Manchmal wünschte ich mir, die derzeitigen Neo-Folk-Protagonisten würden sich ein bisschen an ihren weniger erfolgreichen Vorgängern wie Sudden orientieren, bei dem die Musik noch etwas chaotischer und unfertiger war und nicht ganz so konservativ und an alten Vorbildern ausgerichtet. Diese Sudden'sche Schluffigkeit wäre heute wohl kaum noch geduldet.

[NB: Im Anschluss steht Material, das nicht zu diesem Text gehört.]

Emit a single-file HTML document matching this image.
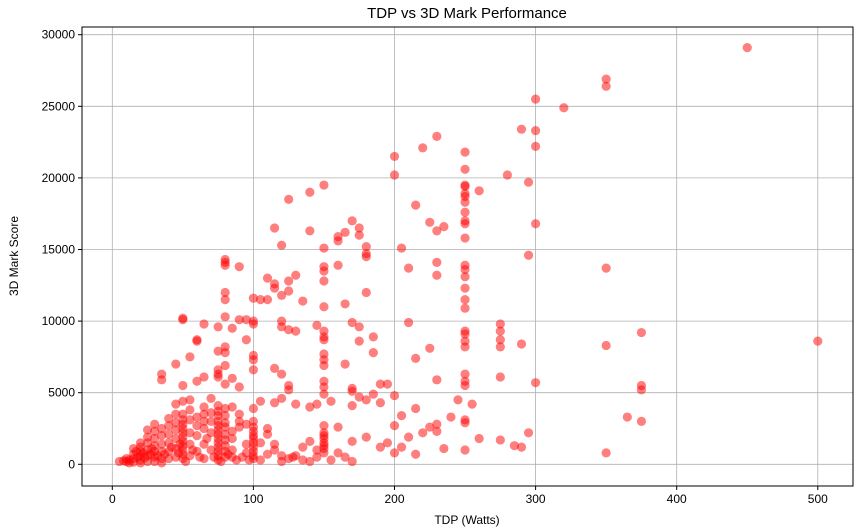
<!DOCTYPE html>
<html><head><meta charset="utf-8"><style>
body{margin:0;background:#fff;font-family:"Liberation Sans","DejaVu Sans",sans-serif}
svg{display:block}
</style></head><body>
<svg id="chart" width="859" height="531" xmlns="http://www.w3.org/2000/svg">
<text x="467" y="18" text-anchor="middle" font-size="15" fill="#000">TDP vs 3D Mark Performance</text>
<g id="grid"></g><g id="pts"></g>
<rect x="82" y="27" width="771" height="459" fill="none" stroke="#000" stroke-width="1"/>
<g id="ticks"></g>
<text x="467" y="524" text-anchor="middle" font-size="12">TDP (Watts)</text>
<text transform="translate(18,256) rotate(-90)" text-anchor="middle" font-size="12">3D Mark Score</text>
</svg>
<script>
const xTicks=[0,100,200,300,400,500];
const yTicks=[0,5000,10000,15000,20000,25000,30000];
const tdp=[450,350,350,300,320,290,300,230,220,300,250,200,250,200,280,295,260,250,250,150,140,250,250,250,215,125,250,170,225,250,250,300,115,175,165,235,230,175,140,160,160,250,205,180,150,120,180,180,295,230,80,80,80,90,150,150,160,125,130,110,210,230,250,250,250,350,115,115,125,150,80,80,180,250,250,105,100,135,165,150,120,110,250,80,50,50,90,95,100,100,85,75,65,120,120,125,130,145,150,150,150,170,175,185,175,210,225,250,250,250,250,275,275,275,275,290,350,375,500,60,60,95,80,80,75,55,45,100,100,100,115,120,150,150,185,215,165,150,80,75,75,75,65,35,35,85,90,80,50,125,125,150,150,150,170,170,175,185,190,200,195,190,230,250,250,250,275,300,375,375,245,255,120,115,105,100,130,140,145,155,170,180,215,230,225,205,200,195,190,210,220,230,240,250,250,250,260,275,285,290,295,350,365,375,200,205,215,235,180,170,160,150,150,150,150,150,150,150,150,140,135,145,130,125,120,115,115,110,110,105,100,100,100,100,100,100,100,100,100,100,95,95,90,90,85,85,85,85,80,80,80,80,80,80,80,80,80,75,75,75,75,75,75,75,75,75,75,75,75,75,70,70,70,65,65,65,65,60,60,60,55,55,55,55,55,50,50,50,50,50,50,50,50,50,50,50,48,45,45,45,45,45,45,45,40,40,40,40,40,40,35,35,35,35,35,35,30,30,30,30,30,30,30,28,25,25,25,25,25,25,22,20,20,20,20,20,20,18,15,15,15,15,12,12,10,10,8,5,17,23,27,32,37,42,47,52,57,62,67,72,77,82,88,92,97,105,110,120,128,135,140,145,155,160,165,170,60,65,70,85,90,95,55,60,70,65,50];
const score=[29100,26900,26400,25500,24900,23400,23300,22900,22100,22200,21800,21500,20600,20200,20200,19700,19100,19500,19400,19500,19000,18900,18700,18300,18100,18500,17600,17000,16900,17000,16800,16800,16500,16500,16200,16600,16300,16000,16300,15900,15600,15800,15100,15200,15100,15300,14700,14500,14600,14100,14300,14100,13900,13800,13800,13500,13900,12800,13200,13000,13700,13200,13900,13600,13100,13700,12600,12300,12100,12800,12000,11500,12000,12300,11500,11500,11600,11400,11200,11000,11800,11500,10900,10300,10200,10100,10100,10100,10000,9800,9500,9600,9800,10000,9600,9400,9300,9700,9300,8900,8700,9900,9600,8900,8600,9900,8100,9300,9100,8600,8200,9800,9300,8700,8200,8400,8300,9200,8600,8700,8600,8700,8200,7800,7900,7500,7000,7600,7300,6600,6700,6300,7700,7300,7800,7400,7000,6900,6900,6600,6300,6100,6100,6300,5900,6000,5400,5600,5500,5500,5200,5800,5400,4900,5300,5100,4700,4900,4300,4800,5600,5600,5900,6300,5800,5500,6100,5700,5500,5200,4500,4200,4600,4300,4400,3900,4200,4000,4200,4400,4100,4500,3900,2800,2600,3400,2700,1500,1200,1900,2200,2300,3300,3100,2900,1000,1800,1700,1300,1200,2200,800,3300,3000,800,1200,700,1100,1900,1600,2600,2700,2200,2000,1800,1500,1300,1100,800,1600,1200,1000,600,400,600,1000,1400,2100,2500,1500,3000,2600,2300,2000,1800,1500,1200,900,600,400,1400,800,3000,2600,2300,1800,1000,500,3900,3400,2900,2600,2100,1700,1300,900,500,4100,3700,3400,3000,2700,2400,2100,1800,1500,1200,900,600,300,3600,2200,1000,3500,2500,1400,400,3300,2000,900,4500,3100,2200,1400,600,3500,3100,2800,2500,2200,1900,1600,1300,1000,700,400,1400,4200,3500,2900,2400,1800,1100,500,3200,2700,2100,1500,900,400,2500,2000,1400,900,400,100,2800,2300,1800,1300,900,500,200,1100,2400,1900,1500,1000,600,200,800,1500,1200,900,600,300,100,500,1100,700,400,150,300,100,400,200,250,200,900,450,700,600,700,1200,800,200,1000,500,1800,500,200,700,300,500,300,300,700,200,500,300,200,500,300,800,500,200,5800,4000,4600,4000,3500,2800,3800,2700,3000,3000,4400];
const NS="http://www.w3.org/2000/svg";
const X=v=>112.3+v*1.411;
const Y=v=>464.3-v*0.01432;
const grid=document.getElementById('grid'),ticks=document.getElementById('ticks'),pts=document.getElementById('pts');
function mk(tag,attrs,parent){const e=document.createElementNS(NS,tag);for(const k in attrs)e.setAttribute(k,attrs[k]);parent.appendChild(e);return e;}
xTicks.forEach(t=>{
 const g=mk('line',{x1:X(t),x2:X(t),y1:27,y2:486,stroke:'#b0b0b0','stroke-width':0.8},grid);
 
 
 mk('line',{x1:X(t),x2:X(t),y1:486,y2:490,stroke:'#000'},ticks);
 const tx=mk('text',{x:X(t),y:503,'text-anchor':'middle','font-size':12},ticks);
 tx.textContent=t;
 
 
});
yTicks.forEach(t=>{
 const g=mk('line',{x1:82,x2:853,y1:Y(t),y2:Y(t),stroke:'#b0b0b0','stroke-width':0.8},grid);
 
 
 mk('line',{x1:78,x2:82,y1:Y(t),y2:Y(t),stroke:'#000'},ticks);
 const tx=mk('text',{x:75,y:Y(t)+4,'text-anchor':'end','font-size':12},ticks);
 tx.textContent=t;
 
 
});
tdp.forEach((t,i)=>{
 const c=mk('circle',{cx:X(t),cy:Y(score[i]),r:4.6,fill:'rgba(255,0,0,0.5)'},pts);
 
 
});
</script>
</body></html>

Last Bandits in the World war für mich ein Erweckungserlebnis. Als Gitarrist hat man ja immer das Problem, dass man von so vielen Virtuosen, die vor einem waren und die alles schon einmal - und auch besser - gespielt haben, fast erschlagen wird. Es ist schwer, eine eigene Stimme zu finden, wenn alles schon gesagt wurde. Punk war hier immer ein Ausweg, bevor er ein formelhaftes Genre wurde. Mit Nikki Sudden im Walkman wurde mir aber auch klar, dass man auch andere Genres spielen kann, auch wenn einem die Fachleute sagen, dass das anders klingen müsste. Ich hatte das Glück, mit ein paar Schulkameraden in einer Band zu spielen, die hauptsächlich Coverversionen von 50er und 60er-Jahre Musik spielten. Da ich gleichzeitig in einer Punkband mitspielte, war ich eher der Exot (man hat mich deswegen in der Zweitband auch meistens nur an den Bass gelassen, da konnte ich nicht so viel Schaden anrichten). Meine Mitmusiker waren auf jeden Fall erheblich talentierter als ich, trotzdem war zunächst ich der einzige, der eigene Lieder geschrieben hatte, die Kollegen waren mit ihren Versuchen nie so richtig zufrieden.   Ich bin jetzt noch einigermaßen stolz, dass meine Anwesenheit dazu geführt hat, dass jenseits aller Bedenken, ob man gut genug sei, plötzlich ein enormer Kreativitätsschub kam.  Auf einmal hatten wir selbstgeschriebene Lieder, die wie Irish Folk klangen, wie französische Chansons oder angejazzter schwäbischer Mundartrock, ohne uns darum zu kümmern, wie man das "richtig" machen müsste. Wunderbare Zeiten.




*Zu Recht.  

7 Kommentare:

  1. Hey.. nix gegen Heavy Metal, ist nicht nur Mist dabei, kann zwischendurch auch mal ganz gut sein ;)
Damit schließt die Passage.